Australian Nursing and Midwifery Federation v Barwon Health

Case

[2014] FWCFB 3868

11 JUNE 2014

No judgment structure available for this case.

[2014] FWCFB 3868

FAIR WORK COMMISSION

STATEMENT


Fair Work Act 2009

s.604 - Appeal of decisions

Australian Nursing and Midwifery Federation
v
Barwon Health
(C2014/3061)

SENIOR DEPUTY PRESIDENT ACTON
DEPUTY PRESIDENT SMITH
COMMISSIONER LEE

MELBOURNE, 11 JUNE 2014

Appeal against decision [[2014] FWC 811] of Vice President Watson at Sydney on 5 February 2014 in matter number C2013/5948.

[1] This statement calls for further submissions in respect of the appeal made by the Australian Nursing and Midwifery Federation (ANMF) against a decision 1 of Vice President Watson in which his Honour determined that consultation in good faith as required by clause 42 of the Nurses and Midwives (Victorian Public Sector) (Single Interest Employers) Enterprise Agreement 2012-2016 (the Agreement)2 had occurred in respect of a Barwon Health proposal to reduce the nursing hours in two of its aged care facilities.3

[2] In the decision, his Honour said:

    [25] The ANMF contends that the proposal of 9 October 2013 does not conform with sub-clause 42.1(b) or 42.3(b) and therefore no proposal has been made for the purposes of triggering consultation required by clause 42. It contends that the evidence establishes that the proposals are generated because of the budgetary benefits of reducing staff and this does not conform with the requirement in sub-clause 42.1(b) that the primary considerations will be the impact on quality of patient care...

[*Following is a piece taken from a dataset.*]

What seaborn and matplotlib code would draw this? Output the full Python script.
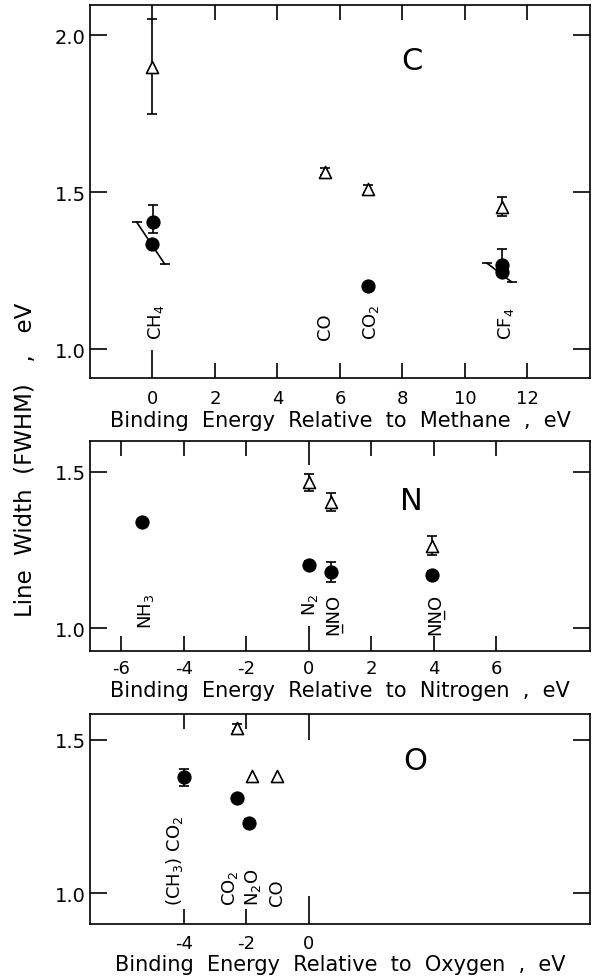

    [28] Nor, in my view, does the evidence establish that the intent of those who were involved in the negotiation of the agreement was to limit the rationale of changes as distinct from identifying the factors that are to be taken into account in its evaluation. Indeed the evidence of Paul Gilbert suggests that the intention of clause 42 was that changes needed to be considered against a set of recognised nurse sensitive indicators as an acceptable test of whether proposals would have an impact on patient care when implemented. This suggests that sub-clauses 42.1(b) and (c) must be read together and bear upon the nature of evaluation rather than the permissible motivations for a change. In my view the interpretation contended for by the ANMF must be rejected. The answer to this question must be ‘Yes’.” (Underlining added)

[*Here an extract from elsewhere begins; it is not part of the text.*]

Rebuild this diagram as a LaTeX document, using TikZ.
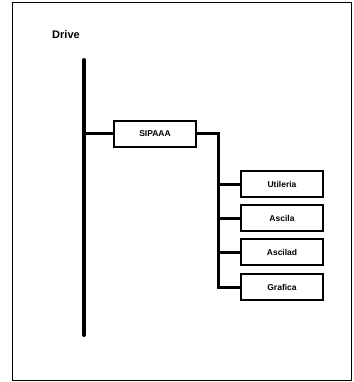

[3] In his witness statement of 1 March 2013, which was before the Vice President, Mr Gilbert said:

    “24. The proposed clause was designed to require that any proposed deviation from nurse-to-patient ratios be tested against a set of recognised nurse sensitive indicators, to ensure that the proposed change would not have an adverse impact on patient care when implemented. Other indicators included staff satisfaction, workload and occupational health and safety.” (Appeal Book at p.234)

[4] In written submissions in the appeal, Barwon Health said the following in respect of clause 42 of the Agreement:

    “28. Importantly, his Honour was of the view clauses 42.1(b) and 42.1(c) could not be read together. It was open to his Honour to form such a view on the wording of the clauses in question. Clause 42.1(b) begins, ‘When considering a deviation...’ (emphasis added). This is in contrast to the opening words of Clause 42.1(c), ‘The following considerations, where relevant, that must be addressed in any proposal to reduce...’ (emphasis added). The wording in clause 42.1(b) is such that it applies to any consideration of a deviation and prior to any decision. In contrast, clause 42.1(c)operates post decision as it refers to what must be included in a proposal for change.” (Appeal exhibit M1, underlining added)

[5] The Full Bench in the appeal seeks submissions from the ANMF and Barwon Health as to:

    (a) whether clauses 42.1(b) and 42.1(c) of the Agreement should be read together; and

    (b) whether clauses 42.1(b) and 42.1(c) have no role outside of clauses 42.2 to 42.5 of the Agreement, with clauses 42.2 to 42.5 setting out what is required in respect of clauses 42.1(b) and 42.1(c).

[6] In its submissions Barwon Health may wish to elaborate on the basis for their submission that “his Honour was of the view clauses 42.1(b) and 42.1(c) could not be read together.”

[7] The ANMF submissions on the above matters should be filed in the Fair Work Commission (FWC), and served on Barwon Health, by 19 June 2014.

[8] The Barwon Health submissions on the above matters should be filed in the FWC, and served on the ANMF, by 26 June 2014.

[9] Any submissions by the ANMF in reply should be filed in the FWC, and served on Barwon Health, by 1 July 2014.

[10] The Full Bench proposes to deal with the appeal having regard to all of the submissions before it.

SENIOR DEPUTY PRESIDENT

 1   Australian Nursing and Midwifery Federation v Barwon Health, [2014] FWC 811.

 2   AE895073.

 3   Australian Nursing and Midwifery Federation v Barwon Health, [2014] FWC 811 at [36] and [37].